I lost my watch last year. I removed it while I was mowing the lawn, because I didn’t want to risk damaging it. It was a big lawn, took two or three hours to mow on a lawn tractor. That much vibration and jarring was starting to make me hurt, so I reasoned that it couldn’t be good for my watch. I stuffed the timepiece in my trouser pocket and fired up the mower. Then I mowed around the barn; mowed the lake lawn; mowed the front lawns and the side lawn; mowed what we laughingly called the “formal garden;” mowed the paths out through the field to the orchard, the shrubbery, the quasi-arboretum; mowed around the hazelnuts and around the vegetable garden; and I mowed several hundred feet of road frontage. Then I called it a day. When I dug in my pocket for the watch, it wasn’t there. I had lost it. I hope the people who bought our farm found that watch and like it as much as I did.
We moved and for many months I got along fine using my cell phone and wall clocks and car clocks to check the time. But, there came a point when I had to admit that having a wrist watch was a convenience I missed. Maybe it was when I read about some absurdly expensive watch, a watch that was more jewelry than timepiece, but at some point I decided I’d try to replace the watch I lost. I looked for an exact match and could not find one. After a little research, I decided I didn’t need diamonds and gold and such. I didn’t need a Rolex or a Piaget. This expanded the range of affordable options open to me. Anybody who has used Google and Amazon to help them find a product or realize a materialist fantasy doesn’t need me to recapitulate my process. I searched. I compared. I priced. I weighed and considered. And eventually I came up with a product that Amazon could provide that I thought would do the trick. While I hadn’t tried it on, I was comfortable that if I didn’t like it, I could return it, so I ordered it up and what do you know? It’s been everything I hoped it would be.
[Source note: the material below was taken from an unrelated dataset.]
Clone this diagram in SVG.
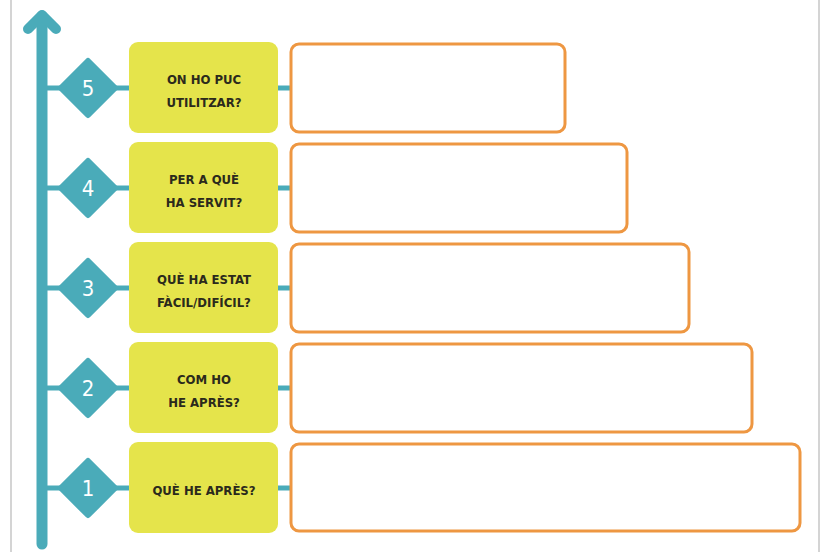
<svg xmlns="http://www.w3.org/2000/svg" width="827" height="552" viewBox="0 0 827 552">
<style>
.teal{stroke:#4aabb9;fill:none;stroke-linecap:round;stroke-linejoin:round}
.dia{fill:#4aabb9;stroke:#4aabb9;stroke-width:6;stroke-linejoin:round}
.num{fill:#ffffff;font-family:"DejaVu Sans Condensed","DejaVu Sans",sans-serif;font-size:22px;text-anchor:middle}
.q{fill:#e5e44b}
.lbl{fill:#2b2a1c;font-family:"DejaVu Sans Condensed","DejaVu Sans",sans-serif;font-size:13px;font-weight:bold;text-anchor:middle}
.ans{fill:#ffffff;stroke:#ee9742;stroke-width:3}
.conn{stroke:#4aabb9;stroke-width:5}
</style>
<rect width="827" height="552" fill="#ffffff"/>
<line x1="11" y1="0" x2="11" y2="552" stroke="#d4d4d4" stroke-width="2"/>
<line x1="819" y1="0" x2="819" y2="552" stroke="#d4d4d4" stroke-width="2"/>
<g id="connectors">
<line class="teal" x1="42" y1="16" x2="42" y2="544" stroke-width="11"/>
<polyline class="teal" points="28,29 42,15 56,29" stroke-width="10"/>
<line class="conn" x1="42" y1="88" x2="130" y2="88"/>
<line class="conn" x1="276" y1="88" x2="292" y2="88"/>
<line class="conn" x1="42" y1="188" x2="130" y2="188"/>
<line class="conn" x1="276" y1="188" x2="292" y2="188"/>
<line class="conn" x1="42" y1="288" x2="130" y2="288"/>
<line class="conn" x1="276" y1="288" x2="292" y2="288"/>
<line class="conn" x1="42" y1="388" x2="130" y2="388"/>
<line class="conn" x1="276" y1="388" x2="292" y2="388"/>
<line class="conn" x1="42" y1="488" x2="130" y2="488"/>
<line class="conn" x1="276" y1="488" x2="292" y2="488"/>
</g>
<g id="row5">
<polygon class="dia" points="88,61 115,88 88,115 61,88"/>
<text class="num" x="88" y="96">5</text>
<rect class="q" x="129" y="42" width="149" height="91" rx="9"/>
<text class="lbl" x="204" y="84">ON HO PUC</text>
<text class="lbl" x="204" y="107">UTILITZAR?</text>
<rect class="ans" x="291" y="44" width="274" height="88" rx="8"/>
</g>
<g id="row4">
<polygon class="dia" points="88,161 115,188 88,215 61,188"/>
<text class="num" x="88" y="196">4</text>
<rect class="q" x="129" y="142" width="149" height="91" rx="9"/>
<text class="lbl" x="204" y="184">PER A QUÈ</text>
<text class="lbl" x="204" y="207">HA SERVIT?</text>
<rect class="ans" x="291" y="144" width="336" height="88" rx="8"/>
</g>
<g id="row3">
<polygon class="dia" points="88,261 115,288 88,315 61,288"/>
<text class="num" x="88" y="296">3</text>
<rect class="q" x="129" y="242" width="149" height="91" rx="9"/>
<text class="lbl" x="204" y="284">QUÈ HA ESTAT</text>
<text class="lbl" x="204" y="307">FÀCIL/DIFÍCIL?</text>
<rect class="ans" x="291" y="244" width="398" height="88" rx="8"/>
</g>
<g id="row2">
<polygon class="dia" points="88,361 115,388 88,415 61,388"/>
<text class="num" x="88" y="396">2</text>
<rect class="q" x="129" y="342" width="149" height="91" rx="9"/>
<text class="lbl" x="204" y="384">COM HO</text>
<text class="lbl" x="204" y="407">HE APRÈS?</text>
<rect class="ans" x="291" y="344" width="461" height="88" rx="8"/>
</g>
<g id="row1">
<polygon class="dia" points="88,461 115,488 88,515 61,488"/>
<text class="num" x="88" y="496">1</text>
<rect class="q" x="129" y="442" width="149" height="91" rx="9"/>
<text class="lbl" x="204" y="495">QUÈ HE APRÈS?</text>
<rect class="ans" x="291" y="444" width="509" height="87" rx="8"/>
</g>
</svg>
My new watch is a Citizen Eco-Drive with a perpetual calendar. I’m hoping it’s my forever watch, the last one I’ll need to buy. (Did you know that some people collect watches? They have a watch wardrobe that they swap around and mix and match with their attire like some people swap out cuff links. Did you know that there are some people who wear cuff links?) My new watch has a sapphire crystal that won’t scratch and a titanium case and band that are both tough and lightweight. If I fall off a boat and drown in less than 200 meters of water, the watch will keep running. It’s the only watch I own. I flatter myself that it would look good whether I was wearing a tuxedo or a wetsuit, if I owned a tuxedo. Or a wetsuit.
The watch is solar powered. I’ll never have to change a battery. I could leave it in the dark in a drawer for a couple of months before it would run out of stored solar power. It’s radio controlled. It sets itself to the atomic clock so while it can gain or lose a few seconds every month or two, if it does, then it will correct itself and be synchronized to provide the exact time whenever I look at it. It has a perpetual calendar. I set it once, and I’ll never have to set it again. Unlike all the other calendar watches I have ever owned, this one knows how many days there are in the current month and won’t get confused until the year 2100. It keeps track of daylight savings time for me, and it has an easy adjustment to local time when I’m traveling. In the future, when I have wandered off down the twisted byways of senile dementia, this watch will be the most rational thing about me. I find that oddly pleasing.
I have a Citizen eco-drive. It seems to be my forever watch in spite of my own and others’ efforts to replace it. I bought a nice (and pricy) Movado along with another for my wife for our twentieth anniversary, but can only bring myself to wear it for dress occasions (rarer and rarer these days). Jay and Katie were kind enough to get me a UW Badger watch, really cool, for Christmas. But somehow the eco-drive keeps hopping on my wrist every morning, going out for riding mower rides, and most everything else, as it has for more than ten years now.
I like a lot of the Movado styles–really nice designs, but–as you say–pricy! I’m happy to have an every-day watch that looks okay and will never require a reset or a battery change!
That sounds like a really neat watch. I like the idea of not having to keep on buying battery, after battery. How long do you gotta stay outside in the sunlight for the watch to charge up?
I’ve heard it takes a few hours in direct sun to charge up fully from zero, but after that almost any light source will keep it charged. It’s not an issue.